The discussion reflected a broader supervisory challenge facing banks: encouraging innovation while ensuring institutions can manage emerging technology risks. Rather than proposing entirely new regulatory structures, witnesses generally favored adapting existing risk-management frameworks to accommodate AI deployment.
Supervision Reform Centers on Risk
Beyond technology, the hearing focused heavily on how regulators conduct examinations and assess risk.
Bowman said a Federal Reserve review found that many supervisory findings were tied to procedural or documentation issues rather than threats to safety and soundness.
Hill echoed that theme, describing FDIC efforts to reform supervision around “material financial risks rather than process-oriented, check-the-box requirements.” He said the agency is reviewing existing supervisory findings and redefining key standards such as “unsafe or unsound” practices.
Gould likewise argued that the OCC is “returning to risk-based supervision rooted in law and emphasizing examiner judgment, not arbitrary checklists.”
The witnesses also highlighted revisions to the CAMELS rating framework, capital requirements and community bank leverage ratio rules, all designed, they said, to better align regulation with actual risk profiles.
Rep. Gregory Meeks, D-N.Y., pressed Gould on chartering and AML standards.
Meeks asked whether an applicant could obtain an OCC charter without demonstrating adequate BSA/AML compliance. Gould did not answer yes or no. He responded that the OCC’s chartering guidelines are “established by statute” and “detailed,” then added: “It’s not as simple as a yes and no.”
When Meeks continued pressing, Gould said he would be “doing a disservice to the members of the committee” if he treated the question as that simple.
Rep. Stephen Lynch, D-Mass., questioned Bowman on crypto access to the banking system.

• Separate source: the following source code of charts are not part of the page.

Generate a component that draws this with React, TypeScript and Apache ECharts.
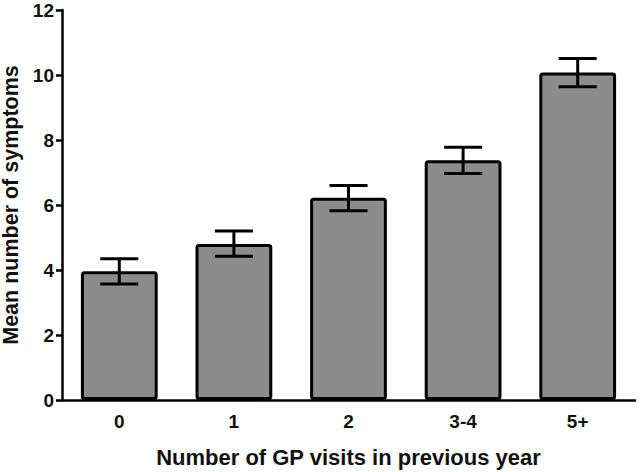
import React, { useEffect, useRef } from "react";
import * as echarts from "echarts";

const categories = ["0", "1", "2", "3-4", "5+"];
const means = [3.96, 4.8, 6.22, 7.38, 10.08];
const lowerErr = [3.57, 4.42, 5.82, 6.97, 9.64];
const upperErr = [4.35, 5.2, 6.6, 7.78, 10.51];

export default function App() {
  const ref = useRef<HTMLDivElement>(null);
  useEffect(() => {
    if (!ref.current) return;
    const chart = echarts.init(ref.current, null, { renderer: "svg" });
    const font = "'Liberation Sans', Arial, sans-serif";
    chart.setOption({
      animation: false,
      grid: { left: 62, right: 5, top: 10, bottom: 72, containLabel: false, outerBoundsMode: "none" },
      xAxis: {
        type: "category",
        data: categories,
        name: "Number of GP visits in previous year",
        nameLocation: "middle",
        nameGap: 46,
        nameTextStyle: { fontFamily: font, fontWeight: "bold", fontSize: 22, color: "#111" },
        axisLine: { lineStyle: { color: "#000", width: 2.5 } },
        axisTick: { alignWithLabel: true, length: 7, lineStyle: { color: "#000", width: 2.5 } },
        axisLabel: { fontFamily: font, fontWeight: "bold", fontSize: 19, color: "#111", margin: 12 },
      },
      yAxis: {
        type: "value",
        min: 0,
        max: 12,
        interval: 2,
        name: "Mean number of symptoms",
        nameLocation: "middle",
        nameGap: 34,
        nameTextStyle: { fontFamily: font, fontWeight: "bold", fontSize: 21.5, lineHeight: 22, color: "#111" },
        axisLine: { show: true, lineStyle: { color: "#000", width: 2.5 } },
        axisTick: { show: true, length: 6, lineStyle: { color: "#000", width: 2.5 } },
        axisLabel: { fontFamily: font, fontWeight: "bold", fontSize: 19, color: "#111", margin: 8 },
        splitLine: { show: false },
      },
      series: [
        {
          type: "bar",
          data: means,
          barWidth: "67%",
          itemStyle: { color: "#8c8c8c", borderColor: "#000", borderWidth: 3, borderRadius: 2 },
          z: 2,
        },
        {
          type: "custom",
          z: 3,
          data: categories.map((_, i) => [i, lowerErr[i], upperErr[i]]),
          renderItem: (params: any, api: any) => {
            const x = api.value(0);
            const lo = api.coord([x, api.value(1)]);
            const hi = api.coord([x, api.value(2)]);
            const half = 19;
            const style = { stroke: "#000", lineWidth: 3 };
            return {
              type: "group",
              children: [
                { type: "line", shape: { x1: hi[0], y1: hi[1], x2: lo[0], y2: lo[1] }, style },
                { type: "line", shape: { x1: hi[0] - half, y1: hi[1], x2: hi[0] + half, y2: hi[1] }, style },
                { type: "line", shape: { x1: lo[0] - half, y1: lo[1], x2: lo[0] + half, y2: lo[1] }, style },
              ],
            };
          },
        },
      ],
    });
    return () => chart.dispose();
  }, []);
  return <div ref={ref} style={{ width: 640, height: 472, position: "absolute", left: 0, top: 0 }} />;
}
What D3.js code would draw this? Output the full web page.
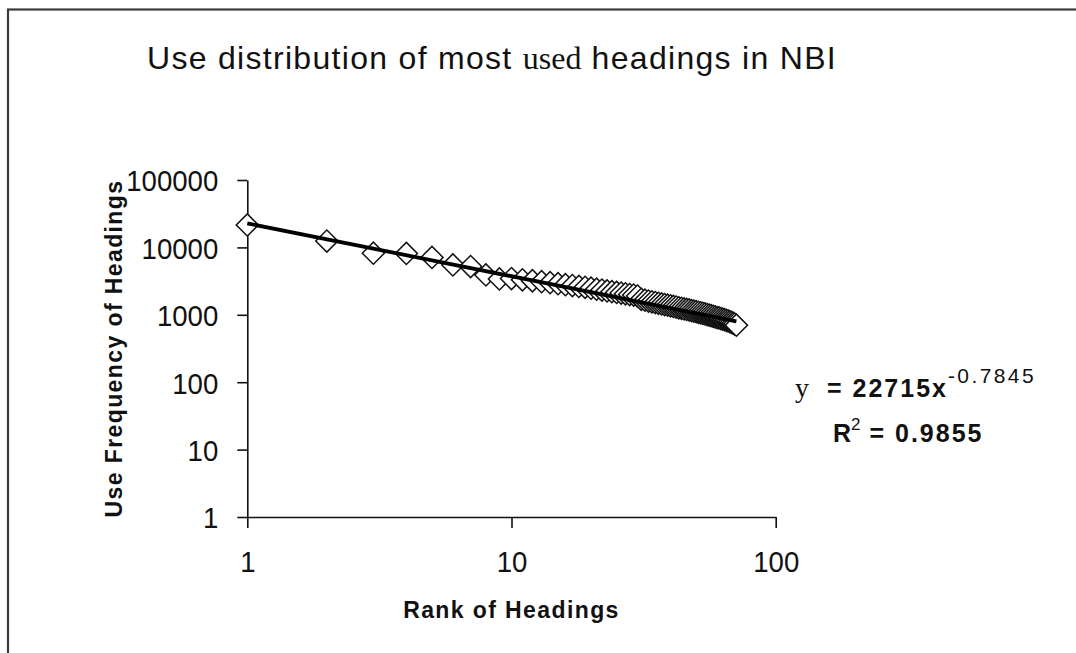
<!DOCTYPE html>
<html>
<head>
<meta charset="utf-8">
<script src="https://cdn.jsdelivr.net/npm/d3@7"></script>
<style>
  body { margin: 0; background: #fff; }
  svg { display: block; }
  .tick-label { font-family: "Liberation Sans", Arial, sans-serif; font-size: 30px; fill: #111; }
  .axis-title { font-family: "Liberation Sans", Arial, sans-serif; font-weight: bold; font-size: 23px; letter-spacing: 1.4px; fill: #111; }
</style>
</head>
<body>
<svg id="chart_svg"></svg>
<script>
// Data: rank of heading vs use frequency
var ranks = [1, 2, 3, 4, 5, 6, 7, 8, 9, 10,
             11, 12, 13, 14, 15, 16, 17, 18, 19, 20,
             21, 22, 23, 24, 25, 26, 27, 28, 29, 30,
             31, 32, 33, 34, 35, 36, 37, 38, 39, 40,
             41, 42, 43, 44, 45, 46, 47, 48, 49, 50,
             51, 52, 53, 54, 55, 56, 57, 58, 59, 60,
             61, 62, 63, 64, 65, 66, 67, 68, 69, 70, 71];
var frequencies = [21500, 12400, 8200, 8150, 7100, 5500, 5200, 3900, 3400, 3450,
                   3300, 3200, 3100, 3000, 2900, 2800, 2720, 2640, 2560, 2480,
                   2400, 2330, 2260, 2200, 2150, 2100, 2050, 2000, 1960, 1900,
                   1700, 1650, 1600, 1560, 1520, 1480, 1450, 1420, 1390, 1360,
                   1330, 1300, 1270, 1250, 1220, 1200, 1180, 1150, 1130, 1110,
                   1090, 1070, 1050, 1030, 1010, 990, 970, 950, 930, 910,
                   900, 880, 860, 845, 830, 810, 790, 770, 750, 730, 700];

// Power trendline shown on the chart
var trendCoef = 22715;
var trendExp = -0.7845;
var trendR2 = 0.9855;

var xTicks = [1, 10, 100];
var yTicks = [1, 10, 100, 1000, 10000, 100000];

var titleParts = ["Use distribution of most ", "used", " headings in NBI"];
var xTitle = "Rank of Headings";
var yTitle = "Use Frequency of Headings";

var W = 1076, H = 653;

// Plot area
var margin = {
    'top': 180,
    'left': 247.3,
    'right': 300.3,
    'bottom': 136
};
var plotW = W - margin.left - margin.right;
var plotH = H - margin.top - margin.bottom;
// tick digits are drawn a bit narrow, like the original bitmap font
var tickSqueeze = 0.92;

var base = d3.select('#chart_svg')
             .attr('width', W)
             .attr('height', H);

// Frame (only top and left edges are inside the picture)
base.append('rect')
    .attr('x', 8).attr('y', 9.5)
    .attr('width', W + 40).attr('height', H + 40)
    .attr('fill', 'none')
    .attr('stroke', '#3a3a3a')
    .attr('stroke-width', 2.2);

// Title, the word "used" is set in a serif face
var title = base.append('text')
    .attr('x', 147)
    .attr('y', 69)
    .attr('fill', '#111')
    .style('font-family', '"Liberation Sans", Arial, sans-serif')
    .style('font-size', '32px')
    .style('letter-spacing', '1.3px');
title.append('tspan').text(titleParts[0]);
title.append('tspan')
     .style('font-family', '"Liberation Serif", "Times New Roman", serif')
     .style('letter-spacing', '0px')
     .text(titleParts[1]);
title.append('tspan').text(titleParts[2]);

var x = d3.scaleLog().domain([1, 100]).range([0, plotW]);
var y = d3.scaleLog().domain([1, 100000]).range([plotH, 0]);

var g = base.append('g')
            .attr('transform', 'translate(' + margin.left + ',' + margin.top + ')');

// Axes
var xAxis = g.append('g')
    .attr('transform', 'translate(0,' + plotH + ')')
    .call(d3.axisBottom(x).tickValues(xTicks).tickFormat(d3.format('d')).tickSize(11).tickSizeOuter(0));
var yAxis = g.append('g')
    .call(d3.axisLeft(y).tickValues(yTicks).tickFormat(d3.format('d')).tickSize(10).tickSizeOuter(0));

[xAxis, yAxis].forEach(function (ax) {
    ax.attr('font-size', null).attr('font-family', null);
    ax.select('.domain').attr('stroke', '#111').attr('stroke-width', 1.6);
    ax.selectAll('.tick line').attr('stroke', '#111').attr('stroke-width', 1.6);
    ax.selectAll('.tick text')
      .attr('class', 'tick-label')
      .attr('fill', null)
      .attr('transform', 'scale(' + tickSqueeze + ',1)');
});
xAxis.selectAll('.tick text').attr('y', 55).attr('dy', null);
yAxis.selectAll('.tick text').attr('x', -29 / tickSqueeze).attr('dy', '0.36em');

// Axis titles
g.append('text')
    .attr('class', 'axis-title')
    .attr('text-anchor', 'middle')
    .attr('x', plotW / 2)
    .attr('y', plotH + 101)
    .text(xTitle);
g.append('text')
    .attr('class', 'axis-title')
    .attr('text-anchor', 'middle')
    .attr('transform', 'translate(' + (-125) + ',' + (plotH / 2) + ') rotate(-90)')
    .text(yTitle);

// Points as open diamonds
var points = ranks.map(function (r, i) { return {rank: r, freq: frequencies[i]}; });
var diamond = d3.symbol().type(d3.symbolSquare).size(245);
g.append('g')
  .selectAll('path')
  .data(points)
  .enter()
  .append('path')
    .attr('d', diamond)
    .attr('transform', function (d) {
        return 'translate(' + x(d.rank) + ',' + y(d.freq) + ') rotate(45)';
    })
    .attr('fill', '#fff')
    .attr('stroke', '#111')
    .attr('stroke-width', 1.5);

// Power trendline over the data range
var trendX = [ranks[0], ranks[ranks.length - 1]];
var line = d3.line()
    .x(function (d) { return x(d); })
    .y(function (d) { return y(trendCoef * Math.pow(d, trendExp)); });
g.append('path')
  .datum(trendX)
  .attr('d', line)
  .attr('fill', 'none')
  .attr('stroke', '#000')
  .attr('stroke-width', 3.8);

// Trendline equation
var eq = base.append('text')
    .attr('x', 795)
    .attr('y', 397)
    .attr('fill', '#111')
    .style('font-family', '"Liberation Sans", Arial, sans-serif')
    .style('font-weight', 'bold')
    .style('font-size', '25px');
eq.append('tspan')
  .style('font-family', '"Liberation Serif", "Times New Roman", serif')
  .style('font-weight', 'normal')
  .style('font-size', '28px')
  .text('y');
eq.append('tspan').attr('dx', 18).style('letter-spacing', '2px').text('= ' + trendCoef + 'x');
eq.append('tspan')
  .attr('dy', -14)
  .style('font-weight', 'normal')
  .style('font-size', '21px')
  .style('letter-spacing', '2.4px')
  .text(trendExp);

var r2 = base.append('text')
    .attr('x', 833)
    .attr('y', 442)
    .attr('fill', '#111')
    .style('font-family', '"Liberation Sans", Arial, sans-serif')
    .style('font-weight', 'bold')
    .style('font-size', '25px');
r2.append('tspan').text('R');
r2.append('tspan')
  .attr('dy', -12)
  .style('font-weight', 'normal')
  .style('font-size', '17px')
  .text('2');
r2.append('tspan').attr('dy', 12).style('letter-spacing', '2px').text(' = ' + trendR2);
</script>
</body>
</html>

Lynch raised concern about the convergence of traditional banking and crypto, saying banking has long been built around “safeguards and guardrails” while crypto remains a speculative asset class. He specifically asked whether regulators were looking closely at Kraken after it received limited Federal Reserve payment-system access.

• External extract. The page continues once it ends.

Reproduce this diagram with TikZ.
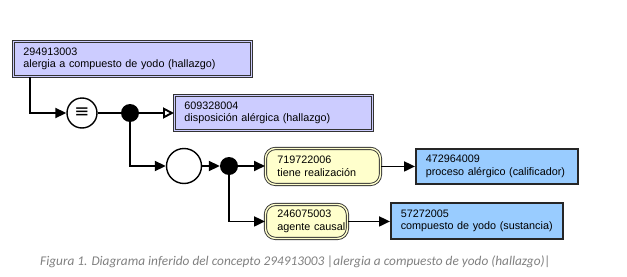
\documentclass[tikz,border=0pt]{standalone}
\usepackage{fontspec}
\setmainfont{Liberation Sans}
\newfontfamily\capfont{Carlito}
\newfontfamily\symfont{DejaVu Sans}
\usetikzlibrary{arrows.meta,calc}
\definecolor{purplefill}{HTML}{CCCCFF}
\definecolor{yellowfill}{HTML}{FFFFCC}
\definecolor{bluefill}{HTML}{99CCFF}
\definecolor{edgegray}{HTML}{333333}
\definecolor{capgray}{HTML}{808080}
\newcommand\twolines[3]{\hspace*{#1pt}\mbox{#2}\\\hspace*{#1pt}\mbox{#3}}
\tikzset{
  boxtext/.style={anchor=north west, inner xsep=0pt, inner ysep=0pt, align=left,
    font=\fontsize{10.8}{12.5}\selectfont},
  defbox/.style={boxtext, rectangle, fill=purplefill, draw=edgegray, line width=0.9pt,
    double=purplefill, double distance=1.4pt},
  attrbox/.style={boxtext, rectangle, rounded corners=10pt, fill=yellowfill, draw=edgegray,
    line width=0.9pt, double=yellowfill, double distance=1.4pt},
  primbox/.style={boxtext, rectangle, fill=bluefill, draw=black!85, line width=1.5pt},
  conn/.style={line width=1.9pt, -{Triangle[length=11pt,width=10pt]}},
  openconn/.style={line width=1.9pt, -{Triangle[open,length=11pt,width=11pt,fill=white,line width=1.9pt]}},
  plain/.style={line width=1.9pt},
  opcircle/.style={circle, draw=black, line width=1.4pt, fill=white, inner sep=0pt},
  jdot/.style={circle, fill=black, inner sep=0pt, minimum size=18pt},
}
\begin{document}
\begin{tikzpicture}[x=1pt,y=-1pt]
\useasboundingbox (0,0) rectangle (627,276);

\node[defbox, minimum width=238pt, minimum height=35pt, text width=238pt] (b1) at (13,41)
  {\twolines{10}{294913003}{alergia a compuesto de yodo (hallazgo)}};
\node[opcircle, minimum size=30pt, font=\symfont\fontsize{18}{18}\selectfont] (c1) at (82,113) {≡};
\node[jdot] (d1) at (130,113) {};
\node[defbox, minimum width=198pt, minimum height=35pt, text width=198pt] (b2) at (174,95)
  {\twolines{10}{609328004}{disposición alérgica (hallazgo)}};
\node[opcircle, minimum size=35pt] (c2) at (184,166) {};
\node[jdot] (d2) at (229,166) {};
\node[attrbox, minimum width=115pt, minimum height=36pt, text width=115pt] (y1) at (265,148)
  {\twolines{12}{719722006}{tiene realización}};
\node[attrbox, minimum width=82pt, minimum height=34pt, text width=82pt] (y2) at (265,204)
  {\twolines{12}{246075003}{agente causal}};
\node[primbox, minimum width=162pt, minimum height=35pt, text width=162pt] (p1) at (415,148)
  {\twolines{10}{472964009}{proceso alérgico (calificador)}};
\node[primbox, minimum width=172pt, minimum height=36pt, text width=172pt] (p2) at (390,202)
  {\twolines{10}{57272005}{compuesto de yodo (sustancia)}};

\draw[conn] ([xshift=17pt]b1.south west) |- (c1);
\draw[plain] (c1) -- (d1);
\draw[openconn] (d1) -- (d1 -| b2.west);
\draw[conn] (d1) |- (c2);
\draw[conn] (c2) -- (d2);
\draw[conn] (d2) -- (d2 -| y1.west);
\draw[conn] (d2) |- (y2);
\draw[conn] (y1.east) -- (y1.east -| p1.west);
\draw[conn] (y2.east) -- (y2.east -| p2.west);

\node[anchor=base west, inner sep=0pt, text=capgray, font=\capfont\itshape\fontsize{13.3}{14}\selectfont] (cap) at (40,265)
  {Figura 1. Diagrama inferido del concepto 294913003 |alergia a compuesto de yodo (hallazgo)|};
\end{tikzpicture}
\end{document}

Bowman responded that the Federal Reserve has “a tiered approach” for approving access to the payment system. She said Kraken’s access was approved by the Kansas City Fed for a “limited purpose” and a “limited period of time,” with the 12-month period lapsing early next year. She added that the Fed would use the arrangement to understand how that entity, and similar entities, might use limited access to the payment system.
The hearing made clear that the next phase of prudential regulation will be shaped as much by digital infrastructure as by traditional banking metrics. Stablecoin reserve frameworks, AI governance, cyber resilience and fraud controls occupied a larger share of the discussion than many legacy supervisory topics, reflecting how rapidly the regulatory agenda is evolving.